→ **Objective**: Write the material out again in full, word for word. Do not include the pictures.

→ **Data shown**:
* BEGIN *

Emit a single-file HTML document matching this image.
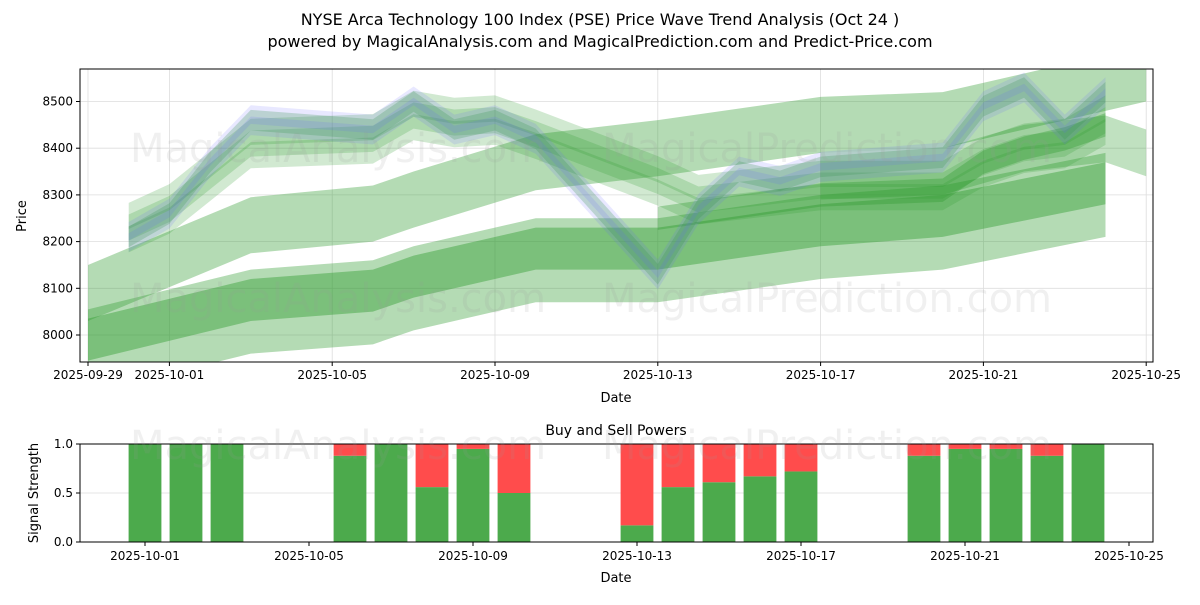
<!DOCTYPE html>
<html><head><meta charset="utf-8"><style>
body{margin:0;background:#fff;}
svg text{font-family:"DejaVu Sans","Liberation Sans",sans-serif;}
</style></head><body>
<svg id="c" width="1200" height="600" viewBox="0 0 1200 600" xmlns="http://www.w3.org/2000/svg">
<defs><clipPath id="clipTop"><rect x="80" y="69" width="1073" height="293"/></clipPath></defs>
<rect width="1200" height="600" fill="#fff"/>
<text x="600" y="25" text-anchor="middle" font-size="16">NYSE Arca Technology 100 Index (PSE) Price Wave Trend Analysis (Oct 24 )</text>
<text x="600" y="47" text-anchor="middle" font-size="16">powered by MagicalAnalysis.com and MagicalPrediction.com and Predict-Price.com</text>
<g id="topPanel"></g>
<g id="botPanel"></g>
</svg>
<script>
// day offsets from 2025-09-29
const tradeDays = [1,2,3,4,7,8,9,10,11,14,15,16,17,18,21,22,23,24,25];
const priceVals = [8210,8260,8370,8460,8440,8500,8440,8460,8420,8130,8270,8350,8330,8360,8380,8490,8530,8440,8520];
const clusterVals = [8230,8270,8340,8410,8420,8470,8455,8460,8430,8330,8290,8300,8310,8320,8320,8370,8400,8410,8460];
const midDays = [0,4,7,8,11,14,18,21,25,26];
const midVals = [8090,8235,8260,8290,8370,8400,8450,8460,8540,8560];
const lowDays = [0,4,7,8,11,14,18,21,25];
const lowVals = [7985,8070,8090,8120,8180,8180,8230,8250,8320];
const rightDays = [14,18,21,22,23,24,25];
const rightVals = [8250,8300,8310,8370,8400,8420,8450];
const extraDays = [18,21,23,25,26];
const extraVals = [8340,8350,8400,8420,8390];
const priceTicks = [8000,8100,8200,8300,8400,8500];
const topTickDays = [0,2,6,10,14,18,22,26];
const topTickLabels = ['2025-09-29','2025-10-01','2025-10-05','2025-10-09','2025-10-13','2025-10-17','2025-10-21','2025-10-25'];
const buyVals = [1,1,1,0.88,1,0.56,0.95,0.5,0.17,0.56,0.61,0.67,0.72,0.88,0.95,0.95,0.88,1];
const barDays = [2,3,4,7,8,9,10,11,14,15,16,17,18,21,22,23,24,25];
const botTickDays = [2,6,10,14,18,22,26];
const botTickLabels = ['2025-10-01','2025-10-05','2025-10-09','2025-10-13','2025-10-17','2025-10-21','2025-10-25'];
const sigTicks = [0,0.5,1];

const NS='http://www.w3.org/2000/svg';
function mk(p,tag,at){const e=document.createElementNS(NS,tag);for(const k in at)e.setAttribute(k,at[k]);p.appendChild(e);return e;}
const T={l:80,r:1153,t:69,b:362};
const xT=d=>88+d*40.7;
const yT=v=>335-(v-8000)*0.467;
const xB=d=>63+d*41;
const yB=v=>542-v*98;
const gTop=document.getElementById('topPanel'), gBot=document.getElementById('botPanel');
const svgRoot=document.getElementById('c');

priceTicks.forEach(v=>{const l=mk(gTop,'line',{x1:T.l,x2:T.r,y1:yT(v),y2:yT(v),stroke:'#ddd','stroke-width':0.8});

});
topTickDays.forEach(d=>{const l=mk(gTop,'line',{x1:xT(d),x2:xT(d),y1:T.t,y2:T.b,stroke:'#ddd','stroke-width':0.8});

});

const gBands=mk(gTop,'g',{'clip-path':'url(#clipTop)'});


function band(g,days,vals,half,shift,fill,op,name){
  const up=days.map((d,i)=>xT(d)+','+yT(vals[i]+shift+half));
  const dn=days.map((d,i)=>xT(d)+','+yT(vals[i]+shift-half)).reverse();
  const p=mk(g,'polygon',{points:up.concat(dn).join(' '),fill:fill,'fill-opacity':op});
  
  
}
const G='#2e9a2e';
band(gBands,midDays,midVals,60,0,G,0.36,'wave-band-middle');
band(gBands,lowDays,lowVals,90,-20,G,0.36,'wave-band-low-wide');
band(gBands,lowDays,lowVals,45,5,G,0.42,'wave-band-low');
band(gBands,extraDays,extraVals,50,0,G,0.3,'wave-band-extra');
band(gBands,rightDays,rightVals,25,0,G,0.35,'wave-band-right');
[-25,0,25].forEach(s=>band(gBands,tradeDays,clusterVals,28,s,G,0.22,'wave-band-cluster'));
band(gBands,tradeDays,priceVals,22,0,G,0.25,'wave-band-price-follow');
[-12,12].forEach(s=>band(gBands,tradeDays,priceVals,20,s,'#6666ff',0.15,'price-band'));

[[130,162,'MagicalAnalysis.com'],[602,162,'MagicalPrediction.com'],[130,312,'MagicalAnalysis.com'],[602,312,'MagicalPrediction.com'],[130,459,'MagicalAnalysis.com'],[602,459,'MagicalPrediction.com']].forEach(w=>{
  const t=mk(svgRoot,'text',{x:w[0],y:w[1],'font-size':40,fill:'#999','fill-opacity':0.15});t.textContent=w[2];
  
  });

mk(gTop,'rect',{x:T.l,y:T.t,width:T.r-T.l,height:T.b-T.t,fill:'none',stroke:'#000','stroke-width':1});
priceTicks.forEach(v=>{mk(gTop,'line',{x1:T.l-4,x2:T.l,y1:yT(v),y2:yT(v),stroke:'#000'});
  const t=mk(gTop,'text',{x:T.l-7,y:yT(v)+4,'text-anchor':'end','font-size':12});t.textContent=v;
  
  });
topTickDays.forEach((d,i)=>{mk(gTop,'line',{x1:xT(d),x2:xT(d),y1:T.b,y2:T.b+4,stroke:'#000'});
  const t=mk(gTop,'text',{x:xT(d),y:T.b+17,'text-anchor':'middle','font-size':12});t.textContent=topTickLabels[i];
  
  });
let tt=mk(gTop,'text',{x:616,y:402,'text-anchor':'middle','font-size':13});tt.textContent='Date';


tt=mk(gTop,'text',{x:26,y:216,'text-anchor':'middle','font-size':13,transform:'rotate(-90 26 216)'});tt.textContent='Price';



const B={l:80,r:1153,t:444,b:542};
mk(gBot,'line',{x1:B.l,x2:B.r,y1:yB(0.5),y2:yB(0.5),stroke:'#ddd','stroke-width':0.8});
buyVals.forEach((v,i)=>{const x=xB(barDays[i])-16.4;
  const g=mk(gBot,'rect',{x:x,y:yB(v),width:32.8,height:yB(0)-yB(v),fill:'#4caa4c'});
  
  
  const r=mk(gBot,'rect',{x:x,y:yB(1),width:32.8,height:yB(v)-yB(1),fill:'#ff4c4c'});
  
  });
mk(gBot,'rect',{x:B.l,y:B.t,width:B.r-B.l,height:B.b-B.t,fill:'none',stroke:'#000','stroke-width':1});
sigTicks.forEach(v=>{mk(gBot,'line',{x1:B.l-4,x2:B.l,y1:yB(v),y2:yB(v),stroke:'#000'});
  const t=mk(gBot,'text',{x:B.l-7,y:yB(v)+4,'text-anchor':'end','font-size':12});t.textContent=v.toFixed(1);
  
  });
botTickDays.forEach((d,i)=>{mk(gBot,'line',{x1:xB(d),x2:xB(d),y1:B.b,y2:B.b+4,stroke:'#000'});
  const t=mk(gBot,'text',{x:xB(d),y:B.b+18,'text-anchor':'middle','font-size':12});t.textContent=botTickLabels[i];
  
  });
tt=mk(gBot,'text',{x:616,y:435,'text-anchor':'middle','font-size':14});tt.textContent='Buy and Sell Powers';


tt=mk(gBot,'text',{x:616,y:582,'text-anchor':'middle','font-size':13});tt.textContent='Date';


tt=mk(gBot,'text',{x:38,y:493,'text-anchor':'middle','font-size':13,transform:'rotate(-90 38 493)'});tt.textContent='Signal Strength';


</script>
</body></html>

* END *

→ **Output of the task**:
Emit a single-file HTML document matching this image.
<!DOCTYPE html>
<html><head><meta charset="utf-8"><style>
body{margin:0;background:#fff;}
svg text{font-family:"DejaVu Sans","Liberation Sans",sans-serif;}
</style></head><body>
<svg id="c" width="1200" height="600" viewBox="0 0 1200 600" xmlns="http://www.w3.org/2000/svg">
<defs><clipPath id="clipTop"><rect x="80" y="69" width="1073" height="293"/></clipPath></defs>
<rect width="1200" height="600" fill="#fff"/>
<text x="600" y="25" text-anchor="middle" font-size="16">NYSE Arca Technology 100 Index (PSE) Price Wave Trend Analysis (Oct 24 )</text>
<text x="600" y="47" text-anchor="middle" font-size="16">powered by MagicalAnalysis.com and MagicalPrediction.com and Predict-Price.com</text>
<g id="topPanel"></g>
<g id="botPanel"></g>
</svg>
<script>
// day offsets from 2025-09-29
const tradeDays = [1,2,3,4,7,8,9,10,11,14,15,16,17,18,21,22,23,24,25];
const priceVals = [8210,8260,8370,8460,8440,8500,8440,8460,8420,8130,8270,8350,8330,8360,8380,8490,8530,8440,8520];
const clusterVals = [8230,8270,8340,8410,8420,8470,8455,8460,8430,8330,8290,8300,8310,8320,8320,8370,8400,8410,8460];
const midDays = [0,4,7,8,11,14,18,21,25,26];
const midVals = [8090,8235,8260,8290,8370,8400,8450,8460,8540,8560];
const lowDays = [0,4,7,8,11,14,18,21,25];
const lowVals = [7985,8070,8090,8120,8180,8180,8230,8250,8320];
const rightDays = [14,18,21,22,23,24,25];
const rightVals = [8250,8300,8310,8370,8400,8420,8450];
const extraDays = [18,21,23,25,26];
const extraVals = [8340,8350,8400,8420,8390];
const priceTicks = [8000,8100,8200,8300,8400,8500];
const topTickDays = [0,2,6,10,14,18,22,26];
const topTickLabels = ['2025-09-29','2025-10-01','2025-10-05','2025-10-09','2025-10-13','2025-10-17','2025-10-21','2025-10-25'];
const buyVals = [1,1,1,0.88,1,0.56,0.95,0.5,0.17,0.56,0.61,0.67,0.72,0.88,0.95,0.95,0.88,1];
const barDays = [2,3,4,7,8,9,10,11,14,15,16,17,18,21,22,23,24,25];
const botTickDays = [2,6,10,14,18,22,26];
const botTickLabels = ['2025-10-01','2025-10-05','2025-10-09','2025-10-13','2025-10-17','2025-10-21','2025-10-25'];
const sigTicks = [0,0.5,1];

const NS='http://www.w3.org/2000/svg';
function mk(p,tag,at){const e=document.createElementNS(NS,tag);for(const k in at)e.setAttribute(k,at[k]);p.appendChild(e);return e;}
const T={l:80,r:1153,t:69,b:362};
const xT=d=>88+d*40.7;
const yT=v=>335-(v-8000)*0.467;
const xB=d=>63+d*41;
const yB=v=>542-v*98;
const gTop=document.getElementById('topPanel'), gBot=document.getElementById('botPanel');
const svgRoot=document.getElementById('c');

priceTicks.forEach(v=>{const l=mk(gTop,'line',{x1:T.l,x2:T.r,y1:yT(v),y2:yT(v),stroke:'#ddd','stroke-width':0.8});

});
topTickDays.forEach(d=>{const l=mk(gTop,'line',{x1:xT(d),x2:xT(d),y1:T.t,y2:T.b,stroke:'#ddd','stroke-width':0.8});

});

const gBands=mk(gTop,'g',{'clip-path':'url(#clipTop)'});


function band(g,days,vals,half,shift,fill,op,name){
  const up=days.map((d,i)=>xT(d)+','+yT(vals[i]+shift+half));
  const dn=days.map((d,i)=>xT(d)+','+yT(vals[i]+shift-half)).reverse();
  const p=mk(g,'polygon',{points:up.concat(dn).join(' '),fill:fill,'fill-opacity':op});
  
  
}
const G='#2e9a2e';
band(gBands,midDays,midVals,60,0,G,0.36,'wave-band-middle');
band(gBands,lowDays,lowVals,90,-20,G,0.36,'wave-band-low-wide');
band(gBands,lowDays,lowVals,45,5,G,0.42,'wave-band-low');
band(gBands,extraDays,extraVals,50,0,G,0.3,'wave-band-extra');
band(gBands,rightDays,rightVals,25,0,G,0.35,'wave-band-right');
[-25,0,25].forEach(s=>band(gBands,tradeDays,clusterVals,28,s,G,0.22,'wave-band-cluster'));
band(gBands,tradeDays,priceVals,22,0,G,0.25,'wave-band-price-follow');
[-12,12].forEach(s=>band(gBands,tradeDays,priceVals,20,s,'#6666ff',0.15,'price-band'));

[[130,162,'MagicalAnalysis.com'],[602,162,'MagicalPrediction.com'],[130,312,'MagicalAnalysis.com'],[602,312,'MagicalPrediction.com'],[130,459,'MagicalAnalysis.com'],[602,459,'MagicalPrediction.com']].forEach(w=>{
  const t=mk(svgRoot,'text',{x:w[0],y:w[1],'font-size':40,fill:'#999','fill-opacity':0.15});t.textContent=w[2];
  
  });

mk(gTop,'rect',{x:T.l,y:T.t,width:T.r-T.l,height:T.b-T.t,fill:'none',stroke:'#000','stroke-width':1});
priceTicks.forEach(v=>{mk(gTop,'line',{x1:T.l-4,x2:T.l,y1:yT(v),y2:yT(v),stroke:'#000'});
  const t=mk(gTop,'text',{x:T.l-7,y:yT(v)+4,'text-anchor':'end','font-size':12});t.textContent=v;
  
  });
topTickDays.forEach((d,i)=>{mk(gTop,'line',{x1:xT(d),x2:xT(d),y1:T.b,y2:T.b+4,stroke:'#000'});
  const t=mk(gTop,'text',{x:xT(d),y:T.b+17,'text-anchor':'middle','font-size':12});t.textContent=topTickLabels[i];
  
  });
let tt=mk(gTop,'text',{x:616,y:402,'text-anchor':'middle','font-size':13});tt.textContent='Date';


tt=mk(gTop,'text',{x:26,y:216,'text-anchor':'middle','font-size':13,transform:'rotate(-90 26 216)'});tt.textContent='Price';



const B={l:80,r:1153,t:444,b:542};
mk(gBot,'line',{x1:B.l,x2:B.r,y1:yB(0.5),y2:yB(0.5),stroke:'#ddd','stroke-width':0.8});
buyVals.forEach((v,i)=>{const x=xB(barDays[i])-16.4;
  const g=mk(gBot,'rect',{x:x,y:yB(v),width:32.8,height:yB(0)-yB(v),fill:'#4caa4c'});
  
  
  const r=mk(gBot,'rect',{x:x,y:yB(1),width:32.8,height:yB(v)-yB(1),fill:'#ff4c4c'});
  
  });
mk(gBot,'rect',{x:B.l,y:B.t,width:B.r-B.l,height:B.b-B.t,fill:'none',stroke:'#000','stroke-width':1});
sigTicks.forEach(v=>{mk(gBot,'line',{x1:B.l-4,x2:B.l,y1:yB(v),y2:yB(v),stroke:'#000'});
  const t=mk(gBot,'text',{x:B.l-7,y:yB(v)+4,'text-anchor':'end','font-size':12});t.textContent=v.toFixed(1);
  
  });
botTickDays.forEach((d,i)=>{mk(gBot,'line',{x1:xB(d),x2:xB(d),y1:B.b,y2:B.b+4,stroke:'#000'});
  const t=mk(gBot,'text',{x:xB(d),y:B.b+18,'text-anchor':'middle','font-size':12});t.textContent=botTickLabels[i];
  
  });
tt=mk(gBot,'text',{x:616,y:435,'text-anchor':'middle','font-size':14});tt.textContent='Buy and Sell Powers';


tt=mk(gBot,'text',{x:616,y:582,'text-anchor':'middle','font-size':13});tt.textContent='Date';


tt=mk(gBot,'text',{x:38,y:493,'text-anchor':'middle','font-size':13,transform:'rotate(-90 38 493)'});tt.textContent='Signal Strength';


</script>
</body></html>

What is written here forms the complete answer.